The she-bandit character Karella is based on the "Queen of Pirates" Bêlit of the original Conan stories, and the thief Valeria of the Conan films, herself based largely on both Bêlit and the Red Sonja character of the Conan comics (yet further based on another Howard character, Red Sonya, unconnected to the original Conan stories). The show's Karella and Red Sonja characters are sufficiently different to avoid viewer confusion, as the brigand nature of Karella (inherited from the Bêlit character) is juxtaposed with the TV Sonja's duty as a holy warrior for a sect known as the Truth Keepers, and Karella is a brunette like Bêlit while Red Sonja is a redhead. Karella also appears in several of Robert Jordan's Conan Chronicles, nicknamed "The Red Hawk".
As with Subotai and The Wizard in the 1982 film, the other characters in the series are basically whole-cloth inventions for the production at hand and bear little resemblance to characters from early Conan media. Otli the dwarf in particular is entirely out-of-character for Conan as a companion (though is the provider of comic relief at the expense of other characters).
As in all previous variants of the Conan franchise, beautiful women – as strong, Amazon-like warrior women in impractically skimpy outfits, damsels in distress, or scheming femmes fatales – figure in the plot in every episode.

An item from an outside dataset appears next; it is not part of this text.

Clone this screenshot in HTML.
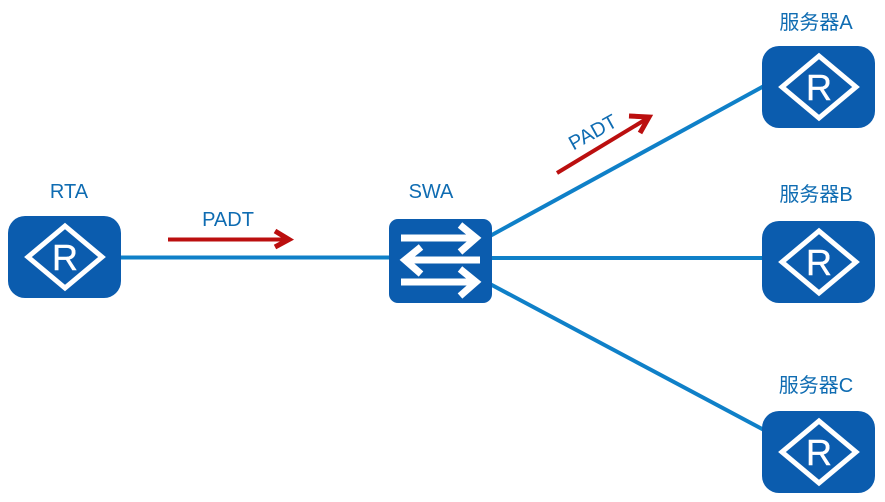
<!DOCTYPE html>
<html>
<head>
<meta charset="utf-8">
<style>
html,body{margin:0;padding:0;background:#fff;width:885px;height:502px;overflow:hidden}
svg{display:block;filter:blur(.35px)}
text{font-family:"Liberation Sans","Noto Sans CJK SC",sans-serif}
.l{fill:#0f6cb2;font-size:20px;text-anchor:middle}
.r{fill:#fff;font-size:36px;text-anchor:middle;stroke:#fff;stroke-width:.4}
.box{fill:#0b5cae}
.d{fill:none;stroke:#fff;stroke-width:5}
.c{stroke:#0f80c8;stroke-width:4;fill:none}
.a{stroke:#bb0f0f;stroke-width:4;fill:none}
.h{stroke:#bb0f0f;stroke-width:5;fill:none}
.s{stroke:#fff;stroke-width:7;fill:none}
</style>
</head>
<body>
<svg width="885" height="502" viewBox="0 0 885 502" xmlns="http://www.w3.org/2000/svg">
<rect width="885" height="502" fill="#fff"/>

<path class="c" d="M120 257.500H390"/>
<path class="c" d="M490 236L764 86"/>
<path class="c" d="M490 258H764"/>
<path class="c" d="M490 284L764 430"/>

<rect class="box" x="8" y="216" width="113" height="82" rx="17"/>
<path class="d" d="M65 226L102 257L65 288L28 257Z"/>
<text class="r" x="65" y="270">R</text>

<rect class="box" x="762" y="46" width="113" height="82" rx="17"/>
<path class="d" d="M819 56L856 87L819 118L782 87Z"/>
<text class="r" x="819" y="100">R</text>

<rect class="box" x="762" y="221" width="113" height="82" rx="17"/>
<path class="d" d="M819 231L856 262L819 293L782 262Z"/>
<text class="r" x="819" y="275">R</text>

<rect class="box" x="762" y="411" width="113" height="82" rx="17"/>
<path class="d" d="M819 421L856 452L819 483L782 452Z"/>
<text class="r" x="819" y="465">R</text>

<rect class="box" x="389" y="219" width="103" height="84" rx="9"/>
<path class="s" d="M401 238H476M460 225L476 238L460 252"/>
<path class="s" d="M480 260H405M421 247L405 260L421 274"/>
<path class="s" d="M401 282H476M460 269L476 282L460 296"/>

<path class="a" d="M168 239.500H288"/>
<path class="h" d="M275 231L289 239.500L275 247"/>
<path class="a" d="M557 173L648 118"/>
<path class="h" d="M629 116L649 117L640 133"/>

<text class="l" x="69" y="198">RTA</text>
<text class="l" x="228" y="226">PADT</text>
<text class="l" x="431" y="198">SWA</text>
<text class="l" x="596" y="138" transform="rotate(-29 596 138)">PADT</text>
<text class="l" x="816" y="29">服务器A</text>
<text class="l" x="816" y="201">服务器B</text>
<text class="l" x="816" y="392">服务器C</text>
</svg>
</body>
</html>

Points of moral and ethical message similarity between this depiction of Conan and his fictive world and the other depictions (as well as many other works of fantastical fiction and mythology in the West) include consistent themes of the value of human freedom, the importance of honor and loyalty, justice through victory, the use of (righteous, not wanton) violence as a means to justice and freedom, the value of friendship and trust, the idea that bad things come to those who dabble in evil, and the possibility of redemption for past wrongs for which reparations are made.